The FIA wants all drivers to carry out at least one practice session with the Halo on their car before the end of this season.
It was agreed on Thursday during a Strategy Group meeting in Geneva to defer the introduction of the Halo until 2018, with teams voicing concerns about driver visibility. FIA safety delegate Charlie Whiting explained the reasoning behind the delay and says he wants all drivers to try the device for a full practice session this year.
"The FIA has decided that the Halo is the future as has been stated in the past," Whiting said. "The first step was yesterday to take it to the Strategy Group, so that is exactly what we did.
"The decision was taken, as I believe you know, that simply because only three drivers have ever tried it, and they have only done a total of four laps, this was something that everyone felt was quite a relevant thing and it wouldn’t really be feasible in the short term to get the relevant number of laps with the Halo. That was the reason for introducing if for 2018 instead of 2017."
When asked why there wasn't more testing during the 11 grands prix to have taken place so far in 2016, Whiting replied: "This is something that we had to leave to the teams because we couldn’t at that point feel as though we could actually insist upon trying to put it on one of the current cars.
"But there are also problems, if you talk to anybody from Red Bull for example they say they can’t run Halo for more than two laps before the air intakes for the cooling of the engine and cooling of the gearbox start to be affected.
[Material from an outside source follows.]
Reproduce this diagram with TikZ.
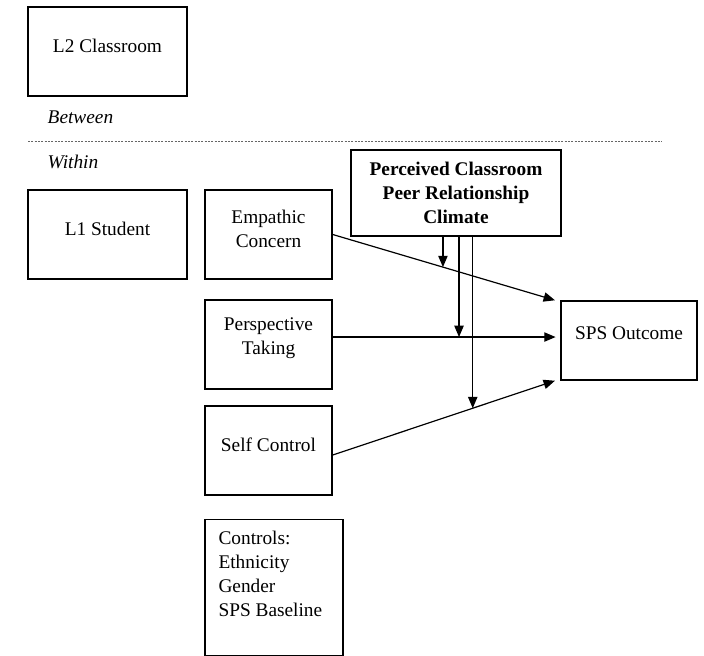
\documentclass[tikz,border=0pt]{standalone}
\usepackage{fontspec}
\setmainfont{Liberation Serif}
\usetikzlibrary{arrows.meta}
\usetikzlibrary{calc}

\begin{document}
\begin{tikzpicture}[x=0.75pt, y=-0.75pt,
        box/.style={draw, line width=1.1pt, inner sep=0pt},
        txt/.style={font=\fontsize{14.5pt}{18pt}\selectfont, align=center},
        arr/.style={-{Triangle[length=8.5pt, width=7pt]}, line width=0.9pt}]
    \useasboundingbox (0,0) rectangle (704,656);

    % Levels
    \node[box, minimum width=119.25pt, minimum height=66.75pt,
        label={[txt, yshift=4pt]center:L2 Classroom}] (l2) at (107.5,51.5) {};
    \node[txt, anchor=west] (betw) at (43,117) {\itshape Between};
    \draw[gray!80!black, dash pattern=on 1.5pt off 1pt] (28,141) -- (662,141);
    \node[txt, anchor=west] (with) at (43,162) {\itshape Within};
    \node[box, minimum width=119.25pt, minimum height=66.75pt,
        label={[txt, yshift=4pt]center:L1 Student}] (l1) at (107.5,234.5) {};

    % Predictors
    \node[box, minimum width=95.25pt, minimum height=66.75pt,
        label={[txt, yshift=4.5pt]center:Empathic\\Concern}] (ec) at (268.5,234.5) {};
    \node[box, minimum width=95.25pt, minimum height=66.75pt,
        label={[txt, yshift=4.5pt]center:Perspective\\Taking}] (pt) at (268.5,344.5) {};
    \node[box, minimum width=95.25pt, minimum height=66.75pt,
        label={[txt, yshift=4pt]center:Self Control}] (sc) at (268.5,450.5) {};
    \node[box, minimum width=103.5pt, minimum height=102pt,
        label={[txt, align=left, anchor=north west, inner sep=0pt, xshift=10.5pt, yshift=-9pt]north west:{Controls:\\Ethnicity\\Gender\\SPS Baseline}}] (ct) at (274,587.5) {};

    % Moderator and outcome
    \node[box, minimum width=157.5pt, minimum height=64.5pt,
        label={[txt, font=\fontsize{14.5pt}{18pt}\selectfont\bfseries]center:Perceived Classroom\\Peer Relationship\\Climate}] (pc) at (456,193) {};
    \node[box, minimum width=102pt, minimum height=59.25pt,
        label={[txt, yshift=5.5pt]center:SPS Outcome}] (sps) at (629,340.5) {};

    % Paths
    \draw[arr] (ec.east) -- coordinate[pos=0.496] (ecmod) ([xshift=-4pt]sps.north west);
    \coordinate (ptout) at ([yshift=5.6pt]pt.east);
    \draw[arr, shorten >=3.5pt] (ptout) -- coordinate[pos=0.555] (ptmod) (ptout -| sps.west);
    \draw[arr] ([yshift=-3.4pt]sc.east) -- coordinate[pos=0.630] (scmod) ([xshift=-4pt]sps.south west);

    % Moderation
    \draw[arr] (pc.south -| ecmod) -- (ecmod);
    \draw[arr] (pc.south -| ptmod) -- (ptmod);
    \draw[arr] (pc.south -| scmod) -- (scmod);

\end{tikzpicture}
\end{document}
"What we are looking to do is make it clear that every driver has to try it for a whole free practice session during the course of this year. That would give us a proper way of going forward so we don’t get caught out by something that is very hard to change back. That’s really the idea."
Such a plan would see the Halo tested on circuits such as Spa-Francorchamps - which features major undulations - and under lights in Singapore and Abu Dhabi.
“We asked the teams yesterday all to look at the possibilities of running a car in Spa and Monza but that was before the decision was taken to defer it until 2018. But now I think we should look towards a structured plan where all teams can run it at some point during the season at all tracks. But my aim would be to get every driver to try it.
“It will be a standard version of the Halo. A standard shape, of course, but dummy versions. They wouldn’t be actual production Halos. They’ve all got the drawings, they all know exactly how big they have to be and where they have to mount, but they could make what is effectively a dummy one.”